Christianity itself is this – temporal, relative – to some extent. To every age Christ dies anew and is resurrected within the imagination of man. This is why he could be a paragon of rationality for eighteenth-century England, a heroic figure of the imagination for the Romantics, an exemplar of existential courage for writers like Paul Tillich and Rudolf Bultmann. One truth, then, is that Christ is always being remade in the image of man, which means that his reality is always being deformed to fit human needs, or what humans perceive to be their needs. A deeper truth, though, one that scripture suggests when it speaks of the eternal Word being made specific flesh, is that there is no permutation of humanity in which Christ is not present. If every Bible is lost, if every church crumbles to dust, if the last believer in the last prayer opens her eyes and lets it all finally go, Christ will appear on this Earth as calmly and casually as he appeared to the disciples walking to Emmaus after his death, who did not recognize this man to whom they had pledged their very lives; this man whom they had seen beaten, crucified, abandoned by God; this man who, after walking the dusty road with them, after sharing an ordinary meal and discussing the scriptures, had to vanish once more in order to make them see.

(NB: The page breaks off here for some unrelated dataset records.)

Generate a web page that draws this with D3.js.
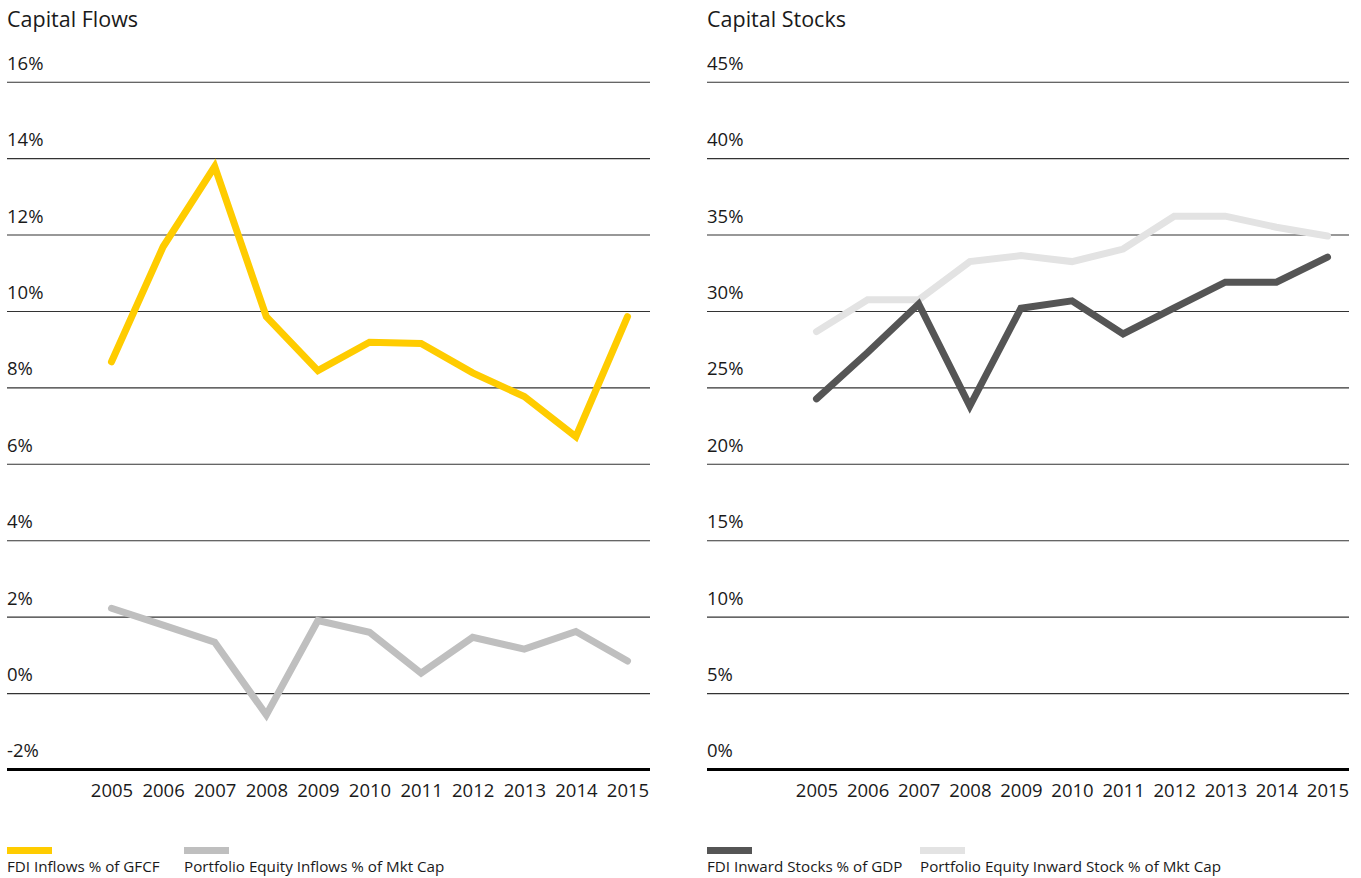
<!DOCTYPE html>
<html>
<head>
<meta charset="utf-8">
<script src="https://cdn.jsdelivr.net/npm/d3@7"></script>
<style>
  html, body { margin: 0; padding: 0; background: #fff; }
  svg { display: block; font-family: "Open Sans", "Noto Sans", sans-serif; }
  .tick text { fill: #1a1a1a; }
</style>
</head>
<body>
<svg id="chart" width="1361" height="878"></svg>
<script>
// Years along the x axis
const years = [2005, 2006, 2007, 2008, 2009, 2010, 2011, 2012, 2013, 2014, 2015];

// Capital flows (% values)
const fdiInflowsGFCF = [8.67, 11.68, 13.78, 9.85, 8.44, 9.18, 9.15, 8.38, 7.76, 6.71, 9.85];
const portfolioInflowsMktCap = [2.22, 1.78, 1.33, -0.57, 1.90, 1.59, 0.52, 1.46, 1.15, 1.61, 0.84];

// Capital stocks (% values)
const fdiInwardStocksGDP = [24.25, 27.28, 30.46, 23.78, 30.18, 30.66, 28.5, 30.2, 31.88, 31.88, 33.52];
const portfolioInwardStockMktCap = [28.65, 30.73, 30.73, 33.23, 33.62, 33.23, 34.05, 36.2, 36.2, 35.48, 34.9];

// Axis tick values
const flowTicks = [-2, 0, 2, 4, 6, 8, 10, 12, 14, 16];
const stockTicks = [0, 5, 10, 15, 20, 25, 30, 35, 40, 45];

const svg = d3.select("#chart");

function panel(opts) {
  const g = svg.append("g");
  const x = d3.scalePoint().domain(years).range([opts.px0, opts.px1]);
  const y = d3.scaleLinear().domain(opts.domain).range([769.5, 81.7]);

  // Title
  g.append("text")
    .attr("x", opts.left)
    .attr("y", 27)
    .attr("font-size", 21.5)
    .attr("fill", "#1a1a1a")
    .text(opts.title);

  // Horizontal gridlines with labels sitting above each line
  const yAxis = d3.axisRight(y)
    .tickValues(opts.ticks.slice(1))
    .tickSize(opts.right - opts.left)
    .tickFormat(d => d + "%");
  const ga = g.append("g")
    .attr("transform", `translate(${opts.left},0)`)
    .call(yAxis);
  ga.select(".domain").remove();
  ga.selectAll(".tick line").attr("stroke", "#333").attr("stroke-width", 1.1);
  ga.selectAll(".tick text")
    .attr("x", 0)
    .attr("dy", -12.5)
    .attr("text-anchor", "start")
    .attr("font-size", 18.5)
    .attr("font-family", "'Open Sans', sans-serif");

  // Bottom baseline label and thick axis line
  g.append("text")
    .attr("x", opts.left)
    .attr("y", y(opts.ticks[0]) - 12.5)
    .attr("font-size", 18.5)
    .attr("fill", "#1a1a1a")
    .text(opts.ticks[0] + "%");

  const xAxis = d3.axisBottom(x).tickSize(0).tickPadding(14);
  const gx = g.append("g")
    .attr("transform", `translate(0,${y(opts.ticks[0])})`)
    .call(xAxis);
  gx.select(".domain").remove();
  gx.selectAll(".tick text")
    .attr("font-size", 18.5)
    .attr("font-family", "'Open Sans', sans-serif")
    .attr("dy", "0.75em");
  g.append("line")
    .attr("x1", opts.left).attr("x2", opts.right)
    .attr("y1", y(opts.ticks[0])).attr("y2", y(opts.ticks[0]))
    .attr("stroke", "#000").attr("stroke-width", 3);

  // Series lines
  const line = d3.line().x((d, i) => x(years[i])).y(d => y(d));
  opts.series.forEach(s => {
    g.append("path")
      .datum(s.values)
      .attr("d", line)
      .attr("fill", "none")
      .attr("stroke", s.color)
      .attr("stroke-width", 7)
      .attr("stroke-linecap", "round")
      .attr("stroke-linejoin", "miter");
  });

  // Legend
  opts.series.slice().sort((a, b) => a.order - b.order).forEach(s => {
    g.append("rect")
      .attr("x", s.lx).attr("y", 847)
      .attr("width", 45).attr("height", 7)
      .attr("fill", s.color);
    g.append("text")
      .attr("x", s.lx).attr("y", 872)
      .attr("font-size", 15.2)
      .attr("fill", "#1a1a1a")
      .text(s.name);
  });
}

panel({
  title: "Capital Flows",
  left: 7, right: 650,
  px0: 111.5, px1: 627.5,
  domain: [-2, 16],
  ticks: flowTicks,
  series: [
    { name: "Portfolio Equity Inflows % of Mkt Cap", values: portfolioInflowsMktCap, color: "#bfbfbf", lx: 184, order: 1 },
    { name: "FDI Inflows % of GFCF", values: fdiInflowsGFCF, color: "#ffcc00", lx: 7, order: 0 }
  ]
});

panel({
  title: "Capital Stocks",
  left: 707, right: 1349,
  px0: 816.5, px1: 1327.5,
  domain: [0, 45],
  ticks: stockTicks,
  series: [
    { name: "Portfolio Equity Inward Stock % of Mkt Cap", values: portfolioInwardStockMktCap, color: "#e3e3e3", lx: 920, order: 1 },
    { name: "FDI Inward Stocks % of GDP", values: fdiInwardStocksGDP, color: "#555555", lx: 707, order: 0 }
  ]
});
</script>
</body>
</html>
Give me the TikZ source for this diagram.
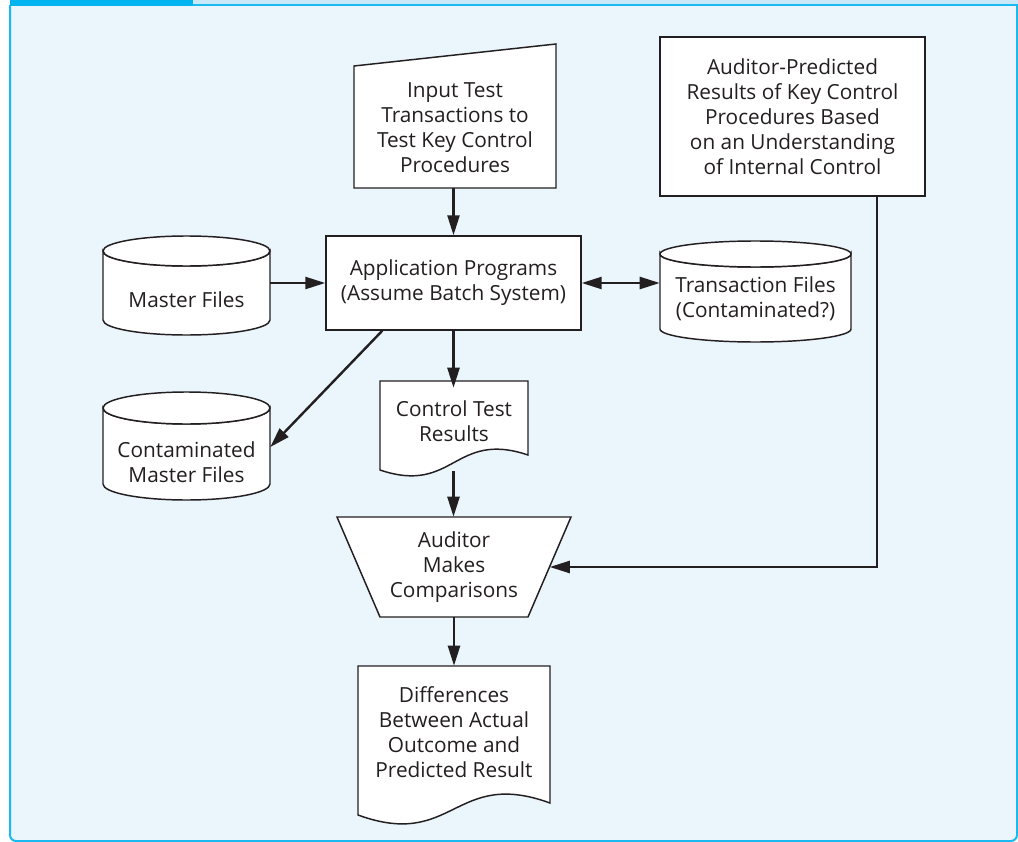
\documentclass[tikz,border=0pt]{standalone}
\usepackage{fontspec}
\setmainfont{Open Sans}
\usetikzlibrary{arrows.meta,calc}
\definecolor{ink}{HTML}{231F20}
\definecolor{bgfill}{HTML}{EAF5FC}
\definecolor{framec}{HTML}{1AB9F0}
\definecolor{tabc}{HTML}{00B4F0}
\definecolor{stripc}{HTML}{C9E9F8}
\newcommand\drawcyl[5]{% x1, x2, top-centre y, bottom-centre y, ry (px)
  \pgfmathsetmacro\cylrx{(#2-#1)/2*0.75}%
  \pgfmathsetmacro\cylry{#5*0.75}%
  \pgfmathsetmacro\cylxc{(#1+#2)/2}%
  \draw[shapeline] (#1,#3) -- (#1,#4) arc[start angle=180,end angle=360,x radius=\cylrx pt,y radius=\cylry pt] -- (#2,#3) arc[start angle=0,end angle=-180,x radius=\cylrx pt,y radius=\cylry pt] -- cycle;
  \draw[shapeline] (\cylxc,#3) ellipse[x radius=\cylrx pt,y radius=\cylry pt];
}
\begin{document}
\begin{tikzpicture}[x=0.75pt,y=-0.75pt,
  shapeline/.style={draw=ink,line width=1.1pt,fill=white},
  txt/.style={align=center,text=ink,font=\fontsize{15.6pt}{18.75pt}\selectfont,inner sep=0pt},
  boxnode/.style={txt,shapeline},
  conn/.style={draw=ink,line width=1.8pt,-{Triangle[length=15pt,width=9pt]}},
  dconn/.style={draw=ink,line width=1.8pt,{Triangle[length=15pt,width=9pt]}-{Triangle[length=15pt,width=9pt]}}]
\useasboundingbox (0,0) rectangle (1018,842);
% frame
\fill[bgfill,rounded corners=4.5pt] (10,0) -- (10,841) -- (1017,841) -- (1017,0) -- cycle;
\draw[framec,line width=1.5pt,rounded corners=4.5pt] (10,5) -- (10,841) -- (1017,841) -- (1017,5);
\fill[stripc] (193,0) rectangle (1018,4);
\draw[framec,line width=1.5pt] (10,5) -- (1018,5);
\fill[tabc] (10,0) rectangle (193,6);
% shapes
\draw[shapeline] (354,66) -- (556,44) -- (556,188) -- (354,188) -- cycle;
\drawcyl{103}{270}{251}{320}{15}
\drawcyl{660}{851}{254}{329}{13}
\drawcyl{103}{270}{408}{484}{16}
\draw[shapeline] (380,381) -- (528,381) -- (528,455) .. controls (454,430) and (454,495) .. (380,470) -- cycle;
\draw[shapeline] (337,517) -- (571,517) -- (528,617) -- (380,617) -- cycle;
\draw[shapeline] (358,666) -- (550,666) -- (550,803) .. controls (454,768) and (454,850) .. (358,815) -- cycle;
% nodes
\node[txt,minimum width=151.5pt,minimum height=90.75pt] (input) at (455,127.5) {Input Test\\Transactions to\\Test Key Control\\Procedures};
\node[boxnode,minimum width=191.25pt,minimum height=70.5pt] (app) at (453.5,283) {Application Programs\\(Assume Batch System)};
\node[boxnode,minimum width=198.75pt,minimum height=119.25pt] (pred) at (792.5,116.5) {Auditor-Predicted\\Results of Key Control\\Procedures Based\\on an Understanding\\of Internal Control};
\node[txt,minimum width=125.25pt] (master) at (186.5,300) {Master Files};
\node[txt,minimum width=143.25pt] (trans) at (755.5,299) {Transaction Files\\(Contaminated?)};
\node[txt,minimum width=125.25pt] (cmf) at (186.5,462.5) {Contaminated\\Master Files};
\node[txt,minimum width=111pt,minimum height=50.25pt] (ctr) at (454,421.5) {Control Test\\Results};
\node[txt,minimum width=143.25pt,minimum height=75pt] (trap) at (454,567) {Auditor\\Makes\\Comparisons};
\node[txt,minimum width=144pt,minimum height=99.75pt] (diff) at (454,732.5) {Differences\\Between Actual\\Outcome and\\Predicted Result};
% connectors
\draw[conn] (app.north |- input.south) -- (app.north);
\draw[conn] (master.east |- app.west) -- (app.west);
\draw[dconn] (app.east) -- (app.east -| trans.west);
\draw[conn] ([xshift=42.75pt]app.south west) -- ([yshift=11.6pt]cmf.east);
\draw[conn] (app.south) -- (app.south |- ctr.north);
\draw[conn] ([yshift=-12pt]ctr.south -| app.south) -- (app.south |- trap.north);
\draw[conn] (trap.south) -- (diff.north);
\draw[conn] ([xshift=-36.75pt]pred.south east) |- (trap.east);
\end{tikzpicture}
\end{document}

When I think of the years when I had no faith, what I am struck by, first of all, is how little this lack disrupted my conscious life. I lived not with God, nor with his absence, but in a mild abeyance of belief, drifting through the days on a tide of tiny vanities – a publication, a flirtation, a strong case made for some weak nihilism – nights all adagios and alcohol as my mind tore luxuriously into itself. I can see now how deeply God’s absence affected my unconscious life, how under me always there was this long fall that pride and fear and self-love at once protected me from and subjected me to. Was the fall into belief or into unbelief? Both. For if grace woke me to God’s presence in the world and in the heart, it also woke me to his absence. I never truly felt the pain of unbelief until I began to believe.